Há dez anos ou mais, eu e a Cláudia (http://inkuts.blogspot.com/), amiga de alma e arte, brincamos seriamente de fazer uns trabalhos em conjunto, um mix de desenho e poesia. Ela começou desenhando; usou algumas de suas múltiplas armas expressivas para dar luz a certas urgências do inconsciente, e eu tentei registrar as palavras que as musas sugeriram a partir dos desenhos. Até deu orgulho ver o que fizemos aos 19, 20 anos.... Ei-los:
Eu, que fui tão somente um giro de sol.....
de talões desnudos, transpus campos de coroas de cristo;
e um passo adiante, pisoteando bolas de algodão em flor,
criei barbas ruivas nas solas sangrentas....
no meio das mil dunas, tomei da ampulheta apenas,
tornando-me também um senhor do tempo ao fiar linha arenosa
por minha laringe tal couro esticada.... trespassei fantasmas moluscais com lâminas de prata,
incandescentes. Passantes, amantes; todos eles....
alentei, em mãos molhadas de oceano, meu umbigo febril,
convulsionado. Linhas frígidas sobre as lesmas de dor....

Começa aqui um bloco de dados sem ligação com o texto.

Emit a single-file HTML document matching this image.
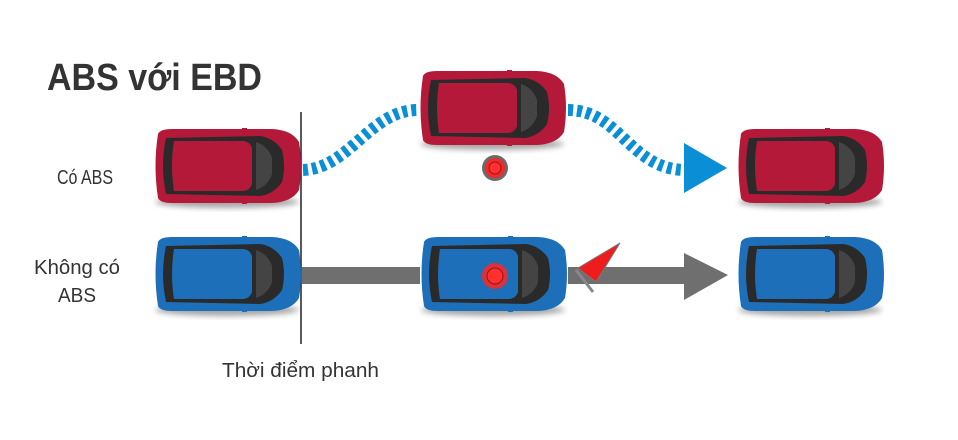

emaranhei os cachos da sereia, e vi que teia ainda é seda.
Nas caudas limbosas dos tritões, esfreguei o breu,
até que o atrito se fizesse um sustenido....
nos olhos fui gotejado de saliva cancerosa. Espessa,
rompendo camadas do céu. Sempre fui um cego....
enroscando nas próprias lãs, cocei o queixo num pêssego caído.
As manchas da queda eram úmidas como olhos vazados....
sufoquei a fome com asas de borboleta. tantas quantas pude encontrar....
tive o rosto a borbulhar, passivo a ventos devassos;
e, escondendo-me sete palmos abaixo das águas,
vi o sol correr de novo de um fim a outro enquanto esperava.
Eu, que soube de cada cicatriz da Natureza,
até a chegada da noite, com as falanges trêmulas,
Se há de haver uma gota, se for uma gota,
que role então - acanhada pêra às pressas colhida -
de pêlo a pêlo rastreando tatos em abandono.
De pêlo a pêlo a alegoria de mineiros caindo em séquito.
- Que caia negra.Que seja negra e negros sejamos nós.
Se há de haver o artista da multidão,
que crie então - deliberado e conciso, de olhos trêmulos -
de nuca a nuca edifique um frontispício.
De fronte a fronte - as frescas, as cansadas, as machucadas, as aureoladas.
Que crie e tão somente crie. Criar ainda é movimento.
E frágeis de veias a estourar, que sejamos nós
sua obra de arestas mal polidas, inacabadas.
Ainda se arde na terra - calvário luxuoso de nossas torres.
Ainda a terra arde, e com ela nossos tendões - seda dos pés-calcário.
A sombra ainda alenta e tão lenta passa erigindo novos mapas
sobre nós, sobre os convites entregues, sobre o dia. Sobre a terra.
E no fim , refaz sua paz com a lua, seja esta a meretriz.
À noite, a sombra faz as pazes com a lua - fazem seu entoar
de ninar sobre a pele que dissimula os olhares da seda.
Que sejamos para o sol só o que se vê. Só o que se vê.
Como sempre, que sejamos mineiros caídos em diamantes de arestas e brilho primatas -
Feito o sol para a antiguidade.
Para os sequazes os olhos do dia, que sejamos apenas um detalhe.
E para o resto do tempo, que sejamos o resto de nós.